Đạo Bửu Sơn Kỳ Hương (/vi/, "Way of the Strange Fragrance from the Precious Mountain") refers to a religious tradition originally practiced by the mystic Đoàn Minh Huyên (1807–1856) and continued by Huỳnh Phú Sổ, founder of the Hòa Hảo sect. The phrase itself refers to the Thất Sơn range on the Vietnamese-Cambodian border, where Huyên, claiming to be a living Buddha sent into the world to rescue humankind, and accepted as such by followers of Hòa Hảo, is said to have made his first appearance in 1849.

== History ==
Đoàn Minh Huyên, a native of Sa Đéc (now Đồng Tháp) province in the Mekong Delta region of Vietnam, came to be known as the "Buddha Master of Western Peace" (Phật Thầy Tây An) during the cholera epidemic in 1849, which killed over a million people.
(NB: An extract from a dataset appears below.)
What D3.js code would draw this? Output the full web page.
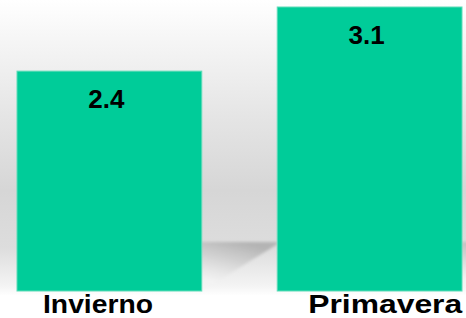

Huyên was reputed to have supernatural abilities to cure the sick and the insane. His followers wore amulets bearing the Chinese characters for Bửu Sơn Kỳ Hương, a phrase that became identified, retrospectively, with the religion practiced by Huyên, and the millenarian movement associated with the latter.

Huyên, along with Huỳnh Phú Sổ, are regarded by Hòa Hảo followers as living Buddha destined to save mankind from suffering and to protect the Vietnamese nation. Historian Hue-Tam Ho Tai suggests that the phrase Bửu Sơn Kỳ Hương may have been coined by writers belonging to Hòa Hảo.